◆ **EXTRACTED MATERIAL**:
======

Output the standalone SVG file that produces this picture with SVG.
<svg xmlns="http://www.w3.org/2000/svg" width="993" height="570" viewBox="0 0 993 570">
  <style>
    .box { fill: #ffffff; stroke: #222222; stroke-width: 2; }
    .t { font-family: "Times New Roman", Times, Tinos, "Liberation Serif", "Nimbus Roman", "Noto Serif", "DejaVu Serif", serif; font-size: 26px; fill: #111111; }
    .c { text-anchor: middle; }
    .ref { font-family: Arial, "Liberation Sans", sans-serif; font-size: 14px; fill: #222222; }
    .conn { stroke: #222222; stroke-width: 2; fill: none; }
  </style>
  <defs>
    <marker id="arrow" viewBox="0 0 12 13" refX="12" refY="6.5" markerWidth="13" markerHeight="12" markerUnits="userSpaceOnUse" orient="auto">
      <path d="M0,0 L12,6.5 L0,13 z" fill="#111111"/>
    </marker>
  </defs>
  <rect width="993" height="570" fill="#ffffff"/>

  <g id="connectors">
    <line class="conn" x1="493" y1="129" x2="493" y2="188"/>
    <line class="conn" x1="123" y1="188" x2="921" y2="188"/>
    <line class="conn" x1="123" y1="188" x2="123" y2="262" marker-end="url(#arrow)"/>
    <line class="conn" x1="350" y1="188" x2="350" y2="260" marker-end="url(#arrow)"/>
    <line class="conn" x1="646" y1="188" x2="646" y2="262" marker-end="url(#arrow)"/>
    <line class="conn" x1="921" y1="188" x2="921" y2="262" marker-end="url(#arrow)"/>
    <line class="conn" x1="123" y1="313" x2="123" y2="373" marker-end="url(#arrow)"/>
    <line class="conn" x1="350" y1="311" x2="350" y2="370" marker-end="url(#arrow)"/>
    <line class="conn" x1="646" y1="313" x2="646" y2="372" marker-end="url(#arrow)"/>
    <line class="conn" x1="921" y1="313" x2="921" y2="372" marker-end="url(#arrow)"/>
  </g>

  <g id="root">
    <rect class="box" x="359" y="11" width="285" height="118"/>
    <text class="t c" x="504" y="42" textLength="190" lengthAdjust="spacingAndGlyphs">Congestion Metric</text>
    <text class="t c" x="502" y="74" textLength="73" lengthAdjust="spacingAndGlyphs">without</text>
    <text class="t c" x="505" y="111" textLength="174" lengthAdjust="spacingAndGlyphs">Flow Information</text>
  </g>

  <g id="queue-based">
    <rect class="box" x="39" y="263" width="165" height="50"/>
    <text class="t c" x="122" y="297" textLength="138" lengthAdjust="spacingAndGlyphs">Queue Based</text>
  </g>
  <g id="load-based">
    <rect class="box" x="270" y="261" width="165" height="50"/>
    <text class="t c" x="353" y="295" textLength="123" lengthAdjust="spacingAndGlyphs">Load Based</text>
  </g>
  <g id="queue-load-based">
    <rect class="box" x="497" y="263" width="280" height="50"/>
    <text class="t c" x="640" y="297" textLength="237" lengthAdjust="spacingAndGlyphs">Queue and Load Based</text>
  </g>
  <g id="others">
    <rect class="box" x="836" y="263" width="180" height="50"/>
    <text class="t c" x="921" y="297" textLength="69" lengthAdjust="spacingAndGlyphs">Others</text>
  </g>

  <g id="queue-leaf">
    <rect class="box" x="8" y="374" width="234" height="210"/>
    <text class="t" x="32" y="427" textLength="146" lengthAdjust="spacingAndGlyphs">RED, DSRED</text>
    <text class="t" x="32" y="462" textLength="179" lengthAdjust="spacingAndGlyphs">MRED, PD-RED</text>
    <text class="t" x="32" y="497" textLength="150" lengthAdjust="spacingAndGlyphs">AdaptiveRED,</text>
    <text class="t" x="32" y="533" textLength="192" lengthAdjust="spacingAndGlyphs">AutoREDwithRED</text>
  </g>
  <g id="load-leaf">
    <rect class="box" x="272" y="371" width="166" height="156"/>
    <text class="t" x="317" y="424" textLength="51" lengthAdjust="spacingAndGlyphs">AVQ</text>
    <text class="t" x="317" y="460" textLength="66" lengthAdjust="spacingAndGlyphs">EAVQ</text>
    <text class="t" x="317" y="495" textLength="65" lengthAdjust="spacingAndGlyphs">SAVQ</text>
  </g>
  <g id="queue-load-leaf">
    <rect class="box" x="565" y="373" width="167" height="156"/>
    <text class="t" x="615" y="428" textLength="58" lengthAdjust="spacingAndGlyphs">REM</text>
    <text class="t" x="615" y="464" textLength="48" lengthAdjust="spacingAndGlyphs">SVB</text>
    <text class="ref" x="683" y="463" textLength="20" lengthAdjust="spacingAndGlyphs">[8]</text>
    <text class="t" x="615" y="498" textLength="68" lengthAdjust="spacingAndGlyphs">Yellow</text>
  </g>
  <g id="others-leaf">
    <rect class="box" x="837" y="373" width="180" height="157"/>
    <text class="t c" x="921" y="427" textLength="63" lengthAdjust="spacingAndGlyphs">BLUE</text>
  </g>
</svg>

======

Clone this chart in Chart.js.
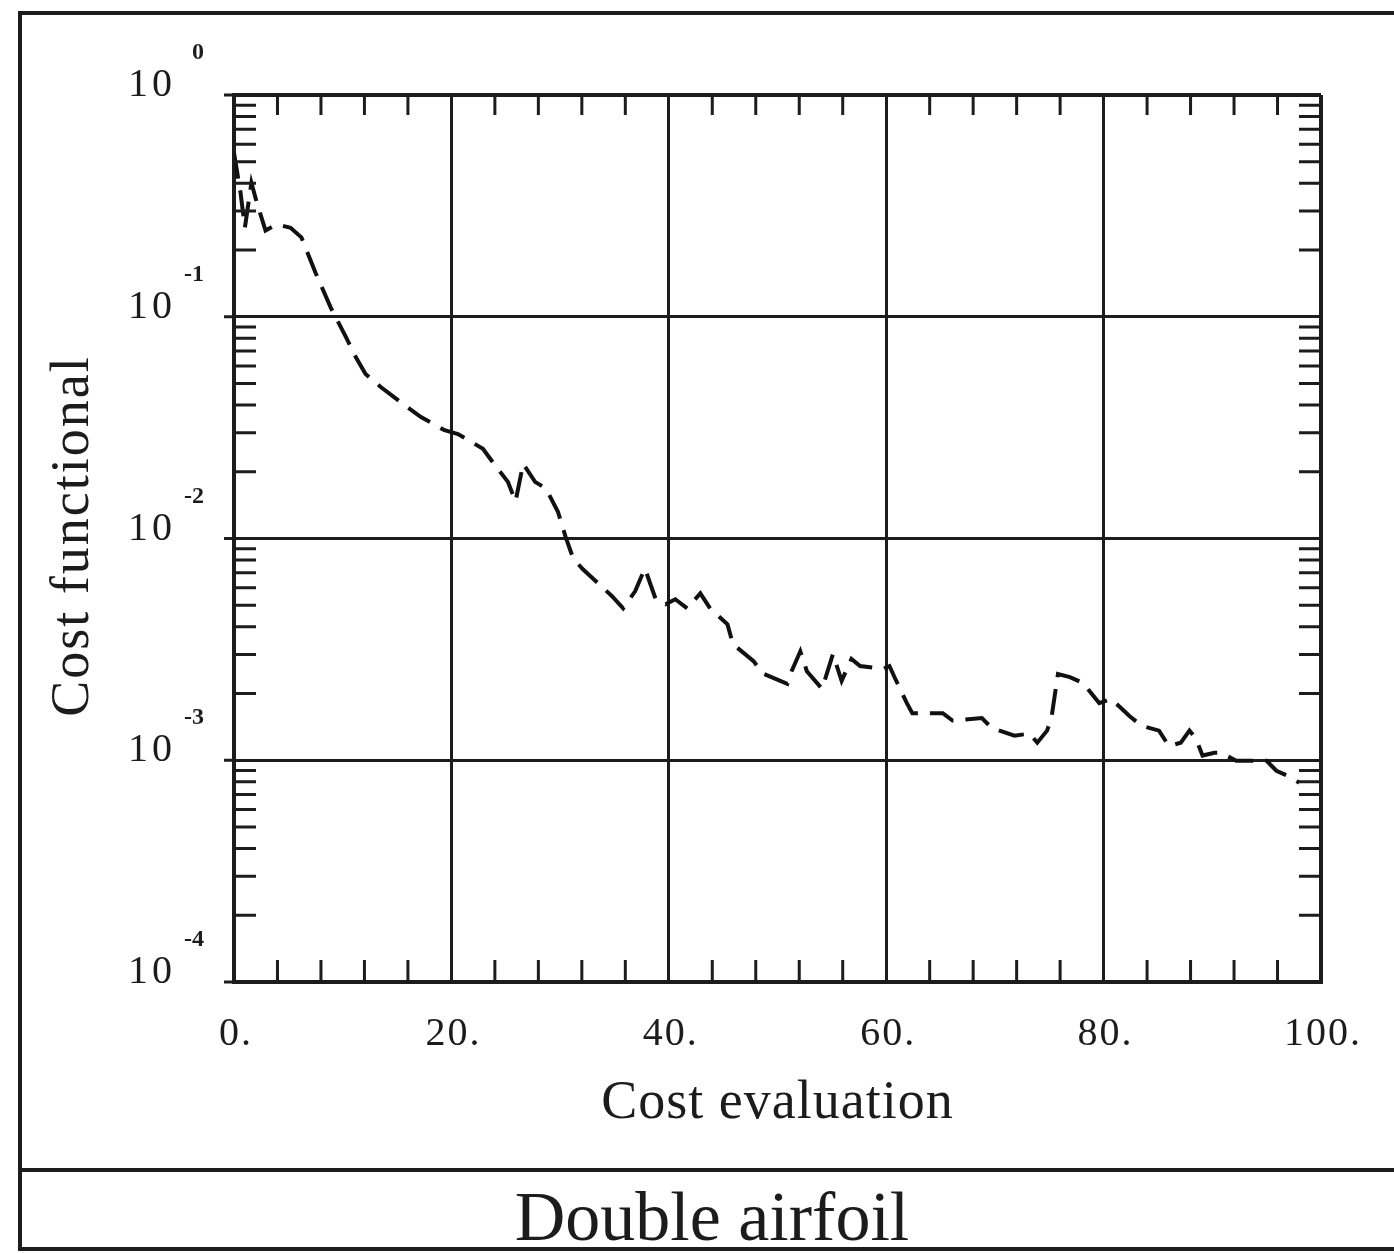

======

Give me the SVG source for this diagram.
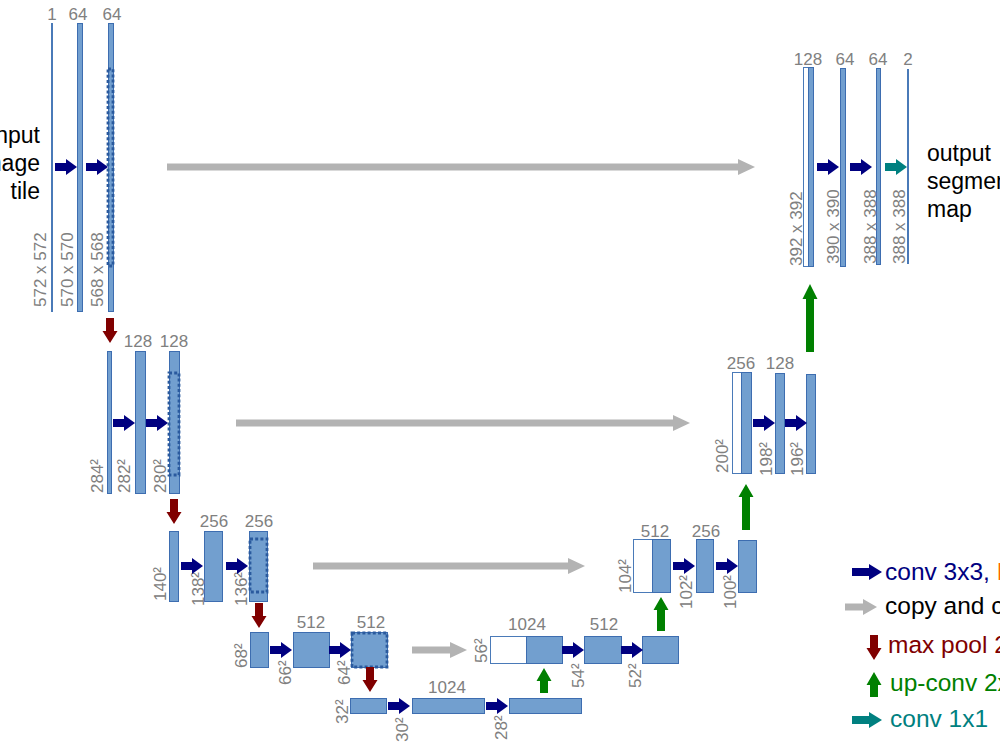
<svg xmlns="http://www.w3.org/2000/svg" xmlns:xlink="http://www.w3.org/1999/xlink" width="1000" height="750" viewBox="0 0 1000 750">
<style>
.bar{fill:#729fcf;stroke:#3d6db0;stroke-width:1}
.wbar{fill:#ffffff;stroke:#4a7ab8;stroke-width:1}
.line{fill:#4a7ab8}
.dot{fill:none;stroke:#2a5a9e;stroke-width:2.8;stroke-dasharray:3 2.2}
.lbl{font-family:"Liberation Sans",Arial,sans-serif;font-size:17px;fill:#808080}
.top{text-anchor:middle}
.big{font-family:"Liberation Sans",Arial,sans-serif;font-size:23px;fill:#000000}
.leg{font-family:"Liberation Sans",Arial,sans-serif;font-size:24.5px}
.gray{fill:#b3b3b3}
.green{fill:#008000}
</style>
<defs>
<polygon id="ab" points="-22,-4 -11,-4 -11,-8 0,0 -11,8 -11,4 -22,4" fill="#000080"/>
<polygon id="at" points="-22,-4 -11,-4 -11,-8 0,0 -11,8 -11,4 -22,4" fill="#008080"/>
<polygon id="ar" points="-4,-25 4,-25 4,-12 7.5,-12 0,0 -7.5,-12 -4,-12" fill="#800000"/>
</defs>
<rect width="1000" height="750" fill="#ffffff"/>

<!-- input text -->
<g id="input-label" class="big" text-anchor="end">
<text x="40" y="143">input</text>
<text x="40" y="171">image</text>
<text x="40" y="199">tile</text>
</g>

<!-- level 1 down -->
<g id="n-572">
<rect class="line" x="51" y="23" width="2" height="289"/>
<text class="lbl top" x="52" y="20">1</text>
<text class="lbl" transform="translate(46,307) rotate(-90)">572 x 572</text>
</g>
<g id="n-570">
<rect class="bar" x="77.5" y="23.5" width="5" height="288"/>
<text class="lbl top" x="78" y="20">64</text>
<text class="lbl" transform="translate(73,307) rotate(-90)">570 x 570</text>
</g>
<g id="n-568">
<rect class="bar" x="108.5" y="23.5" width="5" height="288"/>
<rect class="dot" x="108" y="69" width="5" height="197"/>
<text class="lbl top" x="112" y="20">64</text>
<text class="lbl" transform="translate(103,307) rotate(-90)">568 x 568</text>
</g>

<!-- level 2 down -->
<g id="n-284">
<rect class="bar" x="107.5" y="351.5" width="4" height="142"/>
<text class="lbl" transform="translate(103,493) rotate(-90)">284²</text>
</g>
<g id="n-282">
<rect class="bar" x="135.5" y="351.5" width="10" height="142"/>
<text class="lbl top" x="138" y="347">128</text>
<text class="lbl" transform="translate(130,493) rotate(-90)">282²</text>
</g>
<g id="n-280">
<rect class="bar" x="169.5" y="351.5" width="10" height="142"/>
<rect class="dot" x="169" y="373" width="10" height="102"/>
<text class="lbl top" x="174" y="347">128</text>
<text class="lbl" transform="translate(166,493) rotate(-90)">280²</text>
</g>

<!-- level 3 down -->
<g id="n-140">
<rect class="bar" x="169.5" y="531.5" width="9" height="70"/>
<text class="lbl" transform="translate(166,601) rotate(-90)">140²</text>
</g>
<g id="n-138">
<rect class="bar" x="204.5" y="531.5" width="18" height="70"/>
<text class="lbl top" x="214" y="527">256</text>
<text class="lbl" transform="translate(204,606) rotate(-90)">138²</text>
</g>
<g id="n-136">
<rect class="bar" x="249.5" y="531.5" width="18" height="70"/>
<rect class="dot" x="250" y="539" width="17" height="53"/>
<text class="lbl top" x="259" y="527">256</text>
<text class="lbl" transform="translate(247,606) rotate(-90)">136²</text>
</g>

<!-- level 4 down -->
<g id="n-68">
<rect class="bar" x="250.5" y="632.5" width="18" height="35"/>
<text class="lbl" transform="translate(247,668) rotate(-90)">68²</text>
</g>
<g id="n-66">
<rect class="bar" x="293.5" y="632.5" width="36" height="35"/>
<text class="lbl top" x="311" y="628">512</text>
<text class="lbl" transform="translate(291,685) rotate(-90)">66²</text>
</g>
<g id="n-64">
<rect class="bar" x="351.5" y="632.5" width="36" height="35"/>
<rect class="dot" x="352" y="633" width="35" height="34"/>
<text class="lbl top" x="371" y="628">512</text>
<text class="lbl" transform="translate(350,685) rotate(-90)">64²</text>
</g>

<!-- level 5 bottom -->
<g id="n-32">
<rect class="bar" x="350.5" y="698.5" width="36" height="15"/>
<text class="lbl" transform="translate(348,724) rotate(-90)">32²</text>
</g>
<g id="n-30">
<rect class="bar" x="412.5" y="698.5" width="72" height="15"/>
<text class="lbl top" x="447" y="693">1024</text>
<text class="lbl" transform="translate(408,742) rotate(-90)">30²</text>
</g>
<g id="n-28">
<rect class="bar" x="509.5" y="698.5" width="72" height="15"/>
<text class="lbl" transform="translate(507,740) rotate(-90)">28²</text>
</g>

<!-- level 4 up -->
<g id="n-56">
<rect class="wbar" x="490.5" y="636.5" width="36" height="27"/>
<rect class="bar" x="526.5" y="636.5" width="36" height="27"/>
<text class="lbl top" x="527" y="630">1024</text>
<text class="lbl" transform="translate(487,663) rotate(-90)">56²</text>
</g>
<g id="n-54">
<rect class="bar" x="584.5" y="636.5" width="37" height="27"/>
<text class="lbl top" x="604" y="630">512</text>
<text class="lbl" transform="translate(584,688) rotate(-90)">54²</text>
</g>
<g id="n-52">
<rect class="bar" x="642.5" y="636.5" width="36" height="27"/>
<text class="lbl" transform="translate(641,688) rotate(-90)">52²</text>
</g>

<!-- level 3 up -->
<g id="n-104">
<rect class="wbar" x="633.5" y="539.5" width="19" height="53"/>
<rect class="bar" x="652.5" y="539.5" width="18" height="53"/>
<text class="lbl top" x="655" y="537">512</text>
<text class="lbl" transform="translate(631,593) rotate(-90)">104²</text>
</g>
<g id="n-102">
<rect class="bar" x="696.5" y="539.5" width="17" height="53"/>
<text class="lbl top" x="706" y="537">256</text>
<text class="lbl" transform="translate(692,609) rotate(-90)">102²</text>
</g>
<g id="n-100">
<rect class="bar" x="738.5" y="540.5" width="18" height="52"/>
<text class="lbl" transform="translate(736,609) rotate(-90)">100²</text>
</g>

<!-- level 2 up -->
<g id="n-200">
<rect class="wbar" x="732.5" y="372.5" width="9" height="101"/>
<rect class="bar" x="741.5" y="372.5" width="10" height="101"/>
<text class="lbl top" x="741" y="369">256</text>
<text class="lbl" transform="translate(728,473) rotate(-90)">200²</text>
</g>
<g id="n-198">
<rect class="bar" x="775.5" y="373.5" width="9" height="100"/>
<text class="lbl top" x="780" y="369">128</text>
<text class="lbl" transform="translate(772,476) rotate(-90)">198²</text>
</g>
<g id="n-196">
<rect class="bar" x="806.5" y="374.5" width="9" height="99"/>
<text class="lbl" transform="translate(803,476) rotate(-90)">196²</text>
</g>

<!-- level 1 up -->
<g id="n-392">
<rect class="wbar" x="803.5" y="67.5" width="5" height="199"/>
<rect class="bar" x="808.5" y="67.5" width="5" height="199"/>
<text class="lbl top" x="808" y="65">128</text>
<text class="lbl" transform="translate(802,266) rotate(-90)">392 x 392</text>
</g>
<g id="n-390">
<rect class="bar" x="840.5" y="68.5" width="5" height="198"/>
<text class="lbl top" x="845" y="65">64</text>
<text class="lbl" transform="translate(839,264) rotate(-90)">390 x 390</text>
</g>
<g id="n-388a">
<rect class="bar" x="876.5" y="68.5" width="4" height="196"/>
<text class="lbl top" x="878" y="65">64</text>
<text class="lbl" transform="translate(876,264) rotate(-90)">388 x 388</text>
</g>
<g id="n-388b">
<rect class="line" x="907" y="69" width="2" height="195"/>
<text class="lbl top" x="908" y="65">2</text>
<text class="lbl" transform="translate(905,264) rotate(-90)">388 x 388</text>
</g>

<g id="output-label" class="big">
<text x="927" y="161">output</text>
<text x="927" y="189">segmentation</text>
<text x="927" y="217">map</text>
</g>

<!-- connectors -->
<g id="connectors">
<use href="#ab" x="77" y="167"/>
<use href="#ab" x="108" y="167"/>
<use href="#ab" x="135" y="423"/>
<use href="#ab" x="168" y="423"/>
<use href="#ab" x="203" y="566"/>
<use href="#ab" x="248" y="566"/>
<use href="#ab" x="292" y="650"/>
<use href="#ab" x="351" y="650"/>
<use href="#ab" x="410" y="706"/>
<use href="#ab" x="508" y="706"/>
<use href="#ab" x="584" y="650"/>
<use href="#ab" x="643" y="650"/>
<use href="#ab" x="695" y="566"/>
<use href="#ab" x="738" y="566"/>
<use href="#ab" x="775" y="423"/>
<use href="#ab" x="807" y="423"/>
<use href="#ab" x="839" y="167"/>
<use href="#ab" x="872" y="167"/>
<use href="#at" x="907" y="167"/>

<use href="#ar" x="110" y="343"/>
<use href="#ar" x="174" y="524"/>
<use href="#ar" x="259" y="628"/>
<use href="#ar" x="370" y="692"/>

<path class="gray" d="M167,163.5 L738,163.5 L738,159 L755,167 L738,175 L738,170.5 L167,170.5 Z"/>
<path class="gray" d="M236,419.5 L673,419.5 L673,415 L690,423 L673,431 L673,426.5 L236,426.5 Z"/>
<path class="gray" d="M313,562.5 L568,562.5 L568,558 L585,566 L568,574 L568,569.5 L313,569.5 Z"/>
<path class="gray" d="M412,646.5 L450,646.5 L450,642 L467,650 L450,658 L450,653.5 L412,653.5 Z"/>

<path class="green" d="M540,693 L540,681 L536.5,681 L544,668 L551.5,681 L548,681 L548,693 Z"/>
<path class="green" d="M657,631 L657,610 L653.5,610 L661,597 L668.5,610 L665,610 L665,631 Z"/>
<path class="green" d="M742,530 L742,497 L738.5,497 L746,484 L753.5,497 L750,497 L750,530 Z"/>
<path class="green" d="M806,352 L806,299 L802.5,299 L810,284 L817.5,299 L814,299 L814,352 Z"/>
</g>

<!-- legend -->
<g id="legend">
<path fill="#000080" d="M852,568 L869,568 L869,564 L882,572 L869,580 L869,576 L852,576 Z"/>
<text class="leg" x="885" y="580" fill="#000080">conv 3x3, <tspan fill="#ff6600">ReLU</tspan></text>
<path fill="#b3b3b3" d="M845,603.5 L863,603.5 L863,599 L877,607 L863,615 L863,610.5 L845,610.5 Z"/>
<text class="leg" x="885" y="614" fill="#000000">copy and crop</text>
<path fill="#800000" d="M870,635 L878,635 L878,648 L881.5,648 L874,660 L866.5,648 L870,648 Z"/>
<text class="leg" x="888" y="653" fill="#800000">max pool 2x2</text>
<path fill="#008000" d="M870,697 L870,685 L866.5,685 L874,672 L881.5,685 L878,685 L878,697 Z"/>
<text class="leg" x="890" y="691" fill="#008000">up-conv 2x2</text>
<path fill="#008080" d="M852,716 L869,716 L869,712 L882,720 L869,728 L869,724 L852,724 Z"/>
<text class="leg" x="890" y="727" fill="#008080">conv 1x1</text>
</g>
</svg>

======

◆ **TASK**:
Which lines include "this"? Copy each of them out.

◆ **WORKED ANSWER**:
Output the standalone SVG file that produces this picture with SVG.
Clone this chart in Chart.js.
Give me the SVG source for this diagram.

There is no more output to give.